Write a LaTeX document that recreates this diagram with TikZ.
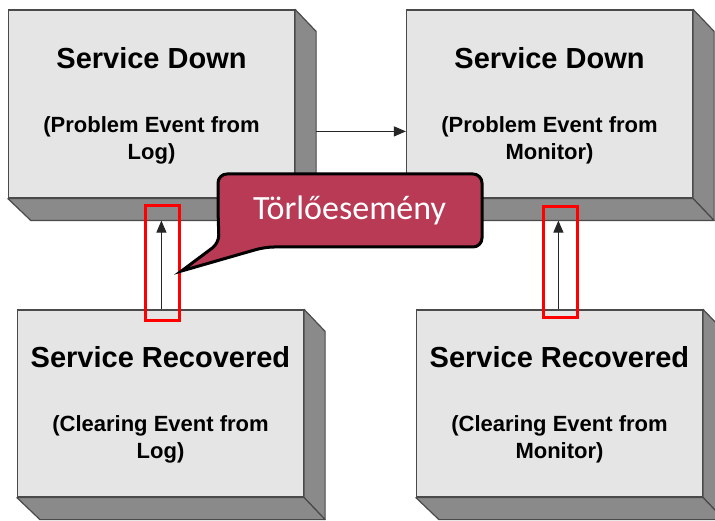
\documentclass[tikz,border=0pt]{standalone}
\usepackage{fontspec}
\setmainfont{Liberation Sans}
\newfontfamily\calibri{Carlito}
\usetikzlibrary{arrows.meta,calc}
\definecolor{front}{HTML}{E5E5E5}
\definecolor{side}{HTML}{8A8A8A}
\definecolor{edge}{HTML}{4A4A4A}
\definecolor{callred}{HTML}{B83A55}
\newcommand\sidesof[1]{%
  \draw[sidef] (#1.north east) -- ++(21,22) -- ($(#1.south east)+(21,22)$) -- (#1.south east) -- cycle;
  \draw[sidef] (#1.south west) -- ++(23,22) -- ($(#1.south east)+(21,22)$) -- (#1.south east) -- cycle;}
\begin{document}
\begin{tikzpicture}[x=1pt,y=-1pt,
  face/.style={draw=edge,fill=front,line width=1.2pt,minimum width=286pt,minimum height=188pt,inner sep=0pt},
  sidef/.style={draw=edge,fill=side,line width=1.2pt,line join=round},
  title/.style={anchor=base,font=\bfseries\fontsize{29}{29}\selectfont},
  sub/.style={anchor=base,align=center,font=\bfseries\fontsize{22}{27}\selectfont},
  arr/.style={draw=black!85,line width=1.1pt,-{Triangle[length=12pt,width=10pt]}},
  hl/.style={draw=red,line width=3pt,inner sep=0pt,fill=none},
  callout/.style={fill=callred,draw=black,line width=3pt}]
\path[use as bounding box,clip] (0,0) rectangle (715,521);
\fill[white] (0,0) rectangle (715,521);
% boxes
\node[face] (sd1) at (151.5,104) {};
\node[face] (sd2) at (549.5,104) {};
\node[face,minimum height=187pt] (sr1) at (160.5,403.5) {};
\node[face,minimum height=187pt] (sr2) at (559.5,403.5) {};
\sidesof{sd1}
\sidesof{sd2}
\sidesof{sr1}
\sidesof{sr2}
% texts
\node[title] (t1) at ($(sd1.north)+(0,59)$) {Service Down};
\node[sub] (s1) at ($(sd1.north)+(0,150)$) {(Problem Event from\\Log)};
\node[title] (t2) at ($(sd2.north)+(0,59)$) {Service Down};
\node[sub] (s2) at ($(sd2.north)+(0,150)$) {(Problem Event from\\Monitor)};
\node[title] (t3) at ($(sr1.north)+(0,58)$) {Service Recovered};
\node[sub] (s3) at ($(sr1.north)+(0,149)$) {(Clearing Event from\\Log)};
\node[title] (t4) at ($(sr2.north)+(0,58)$) {Service Recovered};
\node[sub] (s4) at ($(sr2.north)+(0,149)$) {(Clearing Event from\\Monitor)};
% arrows
\draw[arr] ($(sd1.north east)+(21,122)$) -- ($(sd2.north west)+(0,122)$);
\draw[arr] ($(sr1.north west)+(144.5,0)$) -- ($(sd1.south west)+(153.5,22)$);
\draw[arr] ($(sr2.north west)+(142.5,0)$) -- ($(sd2.south west)+(152.5,22)$);
% highlights
\node[hl,minimum width=34pt,minimum height=115pt] (h1) at (162,263.5) {};
\node[hl,minimum width=34pt,minimum height=111pt] (h2) at (560,262.5) {};
% callout
\draw[callout] (218,210) [rounded corners=9pt] -- (218,174) -- (482,174) -- (482,247) -- (265,247) [sharp corners] -- ($(h1.east)+(1,7.5)$) [rounded corners=8pt] -- (219,243) -- cycle;
\node[anchor=base,text=white,font=\calibri\fontsize{34}{34}\selectfont] (lbl) at (349.5,220) {Törlőesemény};
\end{tikzpicture}
\end{document}
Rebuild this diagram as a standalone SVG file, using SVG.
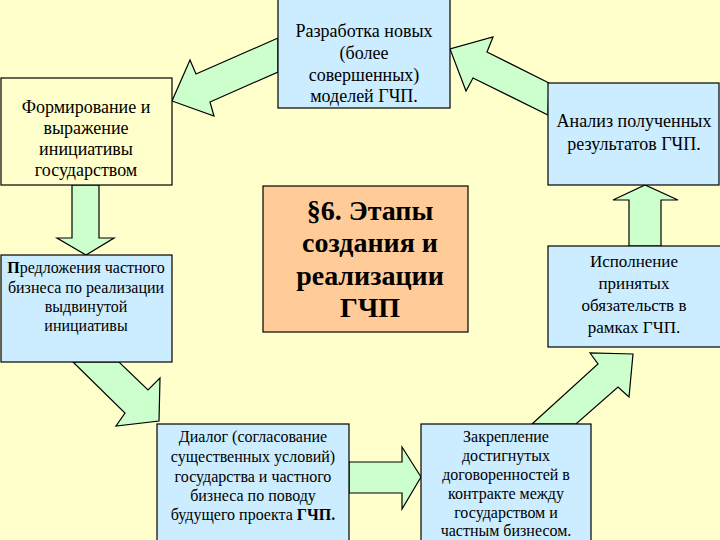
<svg xmlns="http://www.w3.org/2000/svg" width="720" height="540" viewBox="0 0 720 540">
<style>
.bg{fill:#FFFFCC}
.box{stroke:#000;stroke-width:1.2}
.blue{fill:#CCECFF}
.yel{fill:#FFFFCC}
.peach{fill:#FFCC99}
.arr{fill:#CCFFCC;stroke:#000;stroke-width:1.2;stroke-linejoin:miter}
.txt text{fill:#000;text-anchor:middle}
.t18{font-size:18px}
.t17{font-size:17px}
.t16{font-size:16px}
.title{font-size:28px;font-weight:bold}
.b{font-weight:bold}
</style>
<rect class="bg" x="0" y="0" width="720" height="540"/>
<g id="connectors">
<polygon class="arr" points="72,185 72,238 57,238 86,255 114,238 99,238 99,185"/>
<polygon class="arr" points="629,246 629,200 613,200 645,185 678,200 661,200 661,246"/>
<polygon class="arr" points="349,462 402,462 402,447 421,477 402,509 402,493 349,493"/>
<polygon class="arr" points="278,38 196,74 190,60 172,101 214,116 210,102 278,72"/>
<polygon class="arr" points="549,83 487,52 493,37 450,49 466,91 473,78 548,115"/>
<polygon class="arr" points="73,362 125,413 116,426 159,421 160,378 148,390 119,362"/>
<polygon class="arr" points="532,424 598,364 590,353 633,354 629,397 618,387 576,424"/>
</g>
<g class="txt" font-family="'Liberation Serif', 'Times New Roman', serif">
<g id="n-formirovanie">
<rect class="box yel" x="1" y="78" width="171" height="107"/>
<text class="t18" x="86" y="113">Формирование и</text>
<text class="t18" x="86" y="134">выражение</text>
<text class="t18" x="86" y="155">инициативы</text>
<text class="t18" x="86" y="176">государством</text>
</g>
<g id="n-razrabotka">
<rect class="box blue" x="278" y="-1" width="172" height="109"/>
<text class="t18" x="364" y="37">Разработка новых</text>
<text class="t18" x="364" y="59">(более</text>
<text class="t18" x="364" y="81">совершенных)</text>
<text class="t18" x="364" y="102">моделей ГЧП.</text>
</g>
<g id="n-analiz">
<rect class="box blue" x="548" y="83" width="171" height="102"/>
<text class="t18" x="634" y="127">Анализ полученных</text>
<text class="t18" x="634" y="150">результатов ГЧП.</text>
</g>
<g id="n-predlozheniya">
<rect class="box blue" x="1" y="255" width="171" height="107"/>
<text class="t16" x="86" y="273"><tspan class="b">П</tspan>редложения частного</text>
<text class="t16" x="86" y="293">бизнеса по реализации</text>
<text class="t16" x="86" y="312">выдвинутой</text>
<text class="t16" x="86" y="331">инициативы</text>
</g>
<g id="n-title">
<rect class="box peach" x="263" y="186" width="205" height="146"/>
<text class="title" x="370" y="220">§6. Этапы</text>
<text class="title" x="370" y="252">создания и</text>
<text class="title" x="370" y="285">реализации</text>
<text class="title" x="370" y="317">ГЧП</text>
</g>
<g id="n-ispolnenie">
<rect class="box blue" x="548" y="246" width="175" height="101"/>
<text class="t17" x="634" y="267">Исполнение</text>
<text class="t17" x="634" y="289">принятых</text>
<text class="t17" x="634" y="311">обязательств в</text>
<text class="t17" x="634" y="333">рамках ГЧП.</text>
</g>
<g id="n-dialog">
<rect class="box blue" x="157" y="424" width="192" height="120"/>
<text class="t16" x="253" y="442">Диалог (согласование</text>
<text class="t16" x="253" y="462">существенных условий)</text>
<text class="t16" x="253" y="482">государства и частного</text>
<text class="t16" x="253" y="501">бизнеса по поводу</text>
<text class="t16" x="253" y="520">будущего проекта <tspan class="b">ГЧП.</tspan></text>
</g>
<g id="n-zakreplenie">
<rect class="box blue" x="421" y="424" width="170" height="120"/>
<text class="t16" x="506" y="442">Закрепление</text>
<text class="t16" x="506" y="461">достигнутых</text>
<text class="t16" x="506" y="480">договоренностей в</text>
<text class="t16" x="506" y="499">контракте между</text>
<text class="t16" x="506" y="518">государством и</text>
<text class="t16" x="506" y="536">частным бизнесом.</text>
</g>
</g>
</svg>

● **Challenge**:
Restate the data above exactly, stripping out each image.

● **Exercise output**:
Write a LaTeX document that recreates this diagram with TikZ.
\documentclass[tikz,border=0pt]{standalone}
\usepackage{fontspec}
\setmainfont{Liberation Sans}
\newfontfamily\calibri{Carlito}
\usetikzlibrary{arrows.meta,calc}
\definecolor{front}{HTML}{E5E5E5}
\definecolor{side}{HTML}{8A8A8A}
\definecolor{edge}{HTML}{4A4A4A}
\definecolor{callred}{HTML}{B83A55}
\newcommand\sidesof[1]{%
  \draw[sidef] (#1.north east) -- ++(21,22) -- ($(#1.south east)+(21,22)$) -- (#1.south east) -- cycle;
  \draw[sidef] (#1.south west) -- ++(23,22) -- ($(#1.south east)+(21,22)$) -- (#1.south east) -- cycle;}
\begin{document}
\begin{tikzpicture}[x=1pt,y=-1pt,
  face/.style={draw=edge,fill=front,line width=1.2pt,minimum width=286pt,minimum height=188pt,inner sep=0pt},
  sidef/.style={draw=edge,fill=side,line width=1.2pt,line join=round},
  title/.style={anchor=base,font=\bfseries\fontsize{29}{29}\selectfont},
  sub/.style={anchor=base,align=center,font=\bfseries\fontsize{22}{27}\selectfont},
  arr/.style={draw=black!85,line width=1.1pt,-{Triangle[length=12pt,width=10pt]}},
  hl/.style={draw=red,line width=3pt,inner sep=0pt,fill=none},
  callout/.style={fill=callred,draw=black,line width=3pt}]
\path[use as bounding box,clip] (0,0) rectangle (715,521);
\fill[white] (0,0) rectangle (715,521);
% boxes
\node[face] (sd1) at (151.5,104) {};
\node[face] (sd2) at (549.5,104) {};
\node[face,minimum height=187pt] (sr1) at (160.5,403.5) {};
\node[face,minimum height=187pt] (sr2) at (559.5,403.5) {};
\sidesof{sd1}
\sidesof{sd2}
\sidesof{sr1}
\sidesof{sr2}
% texts
\node[title] (t1) at ($(sd1.north)+(0,59)$) {Service Down};
\node[sub] (s1) at ($(sd1.north)+(0,150)$) {(Problem Event from\\Log)};
\node[title] (t2) at ($(sd2.north)+(0,59)$) {Service Down};
\node[sub] (s2) at ($(sd2.north)+(0,150)$) {(Problem Event from\\Monitor)};
\node[title] (t3) at ($(sr1.north)+(0,58)$) {Service Recovered};
\node[sub] (s3) at ($(sr1.north)+(0,149)$) {(Clearing Event from\\Log)};
\node[title] (t4) at ($(sr2.north)+(0,58)$) {Service Recovered};
\node[sub] (s4) at ($(sr2.north)+(0,149)$) {(Clearing Event from\\Monitor)};
% arrows
\draw[arr] ($(sd1.north east)+(21,122)$) -- ($(sd2.north west)+(0,122)$);
\draw[arr] ($(sr1.north west)+(144.5,0)$) -- ($(sd1.south west)+(153.5,22)$);
\draw[arr] ($(sr2.north west)+(142.5,0)$) -- ($(sd2.south west)+(152.5,22)$);
% highlights
\node[hl,minimum width=34pt,minimum height=115pt] (h1) at (162,263.5) {};
\node[hl,minimum width=34pt,minimum height=111pt] (h2) at (560,262.5) {};
% callout
\draw[callout] (218,210) [rounded corners=9pt] -- (218,174) -- (482,174) -- (482,247) -- (265,247) [sharp corners] -- ($(h1.east)+(1,7.5)$) [rounded corners=8pt] -- (219,243) -- cycle;
\node[anchor=base,text=white,font=\calibri\fontsize{34}{34}\selectfont] (lbl) at (349.5,220) {Törlőesemény};
\end{tikzpicture}
\end{document}
Rebuild this diagram as a standalone SVG file, using SVG.
<svg xmlns="http://www.w3.org/2000/svg" width="720" height="540" viewBox="0 0 720 540">
<style>
.bg{fill:#FFFFCC}
.box{stroke:#000;stroke-width:1.2}
.blue{fill:#CCECFF}
.yel{fill:#FFFFCC}
.peach{fill:#FFCC99}
.arr{fill:#CCFFCC;stroke:#000;stroke-width:1.2;stroke-linejoin:miter}
.txt text{fill:#000;text-anchor:middle}
.t18{font-size:18px}
.t17{font-size:17px}
.t16{font-size:16px}
.title{font-size:28px;font-weight:bold}
.b{font-weight:bold}
</style>
<rect class="bg" x="0" y="0" width="720" height="540"/>
<g id="connectors">
<polygon class="arr" points="72,185 72,238 57,238 86,255 114,238 99,238 99,185"/>
<polygon class="arr" points="629,246 629,200 613,200 645,185 678,200 661,200 661,246"/>
<polygon class="arr" points="349,462 402,462 402,447 421,477 402,509 402,493 349,493"/>
<polygon class="arr" points="278,38 196,74 190,60 172,101 214,116 210,102 278,72"/>
<polygon class="arr" points="549,83 487,52 493,37 450,49 466,91 473,78 548,115"/>
<polygon class="arr" points="73,362 125,413 116,426 159,421 160,378 148,390 119,362"/>
<polygon class="arr" points="532,424 598,364 590,353 633,354 629,397 618,387 576,424"/>
</g>
<g class="txt" font-family="'Liberation Serif', 'Times New Roman', serif">
<g id="n-formirovanie">
<rect class="box yel" x="1" y="78" width="171" height="107"/>
<text class="t18" x="86" y="113">Формирование и</text>
<text class="t18" x="86" y="134">выражение</text>
<text class="t18" x="86" y="155">инициативы</text>
<text class="t18" x="86" y="176">государством</text>
</g>
<g id="n-razrabotka">
<rect class="box blue" x="278" y="-1" width="172" height="109"/>
<text class="t18" x="364" y="37">Разработка новых</text>
<text class="t18" x="364" y="59">(более</text>
<text class="t18" x="364" y="81">совершенных)</text>
<text class="t18" x="364" y="102">моделей ГЧП.</text>
</g>
<g id="n-analiz">
<rect class="box blue" x="548" y="83" width="171" height="102"/>
<text class="t18" x="634" y="127">Анализ полученных</text>
<text class="t18" x="634" y="150">результатов ГЧП.</text>
</g>
<g id="n-predlozheniya">
<rect class="box blue" x="1" y="255" width="171" height="107"/>
<text class="t16" x="86" y="273"><tspan class="b">П</tspan>редложения частного</text>
<text class="t16" x="86" y="293">бизнеса по реализации</text>
<text class="t16" x="86" y="312">выдвинутой</text>
<text class="t16" x="86" y="331">инициативы</text>
</g>
<g id="n-title">
<rect class="box peach" x="263" y="186" width="205" height="146"/>
<text class="title" x="370" y="220">§6. Этапы</text>
<text class="title" x="370" y="252">создания и</text>
<text class="title" x="370" y="285">реализации</text>
<text class="title" x="370" y="317">ГЧП</text>
</g>
<g id="n-ispolnenie">
<rect class="box blue" x="548" y="246" width="175" height="101"/>
<text class="t17" x="634" y="267">Исполнение</text>
<text class="t17" x="634" y="289">принятых</text>
<text class="t17" x="634" y="311">обязательств в</text>
<text class="t17" x="634" y="333">рамках ГЧП.</text>
</g>
<g id="n-dialog">
<rect class="box blue" x="157" y="424" width="192" height="120"/>
<text class="t16" x="253" y="442">Диалог (согласование</text>
<text class="t16" x="253" y="462">существенных условий)</text>
<text class="t16" x="253" y="482">государства и частного</text>
<text class="t16" x="253" y="501">бизнеса по поводу</text>
<text class="t16" x="253" y="520">будущего проекта <tspan class="b">ГЧП.</tspan></text>
</g>
<g id="n-zakreplenie">
<rect class="box blue" x="421" y="424" width="170" height="120"/>
<text class="t16" x="506" y="442">Закрепление</text>
<text class="t16" x="506" y="461">достигнутых</text>
<text class="t16" x="506" y="480">договоренностей в</text>
<text class="t16" x="506" y="499">контракте между</text>
<text class="t16" x="506" y="518">государством и</text>
<text class="t16" x="506" y="536">частным бизнесом.</text>
</g>
</g>
</svg>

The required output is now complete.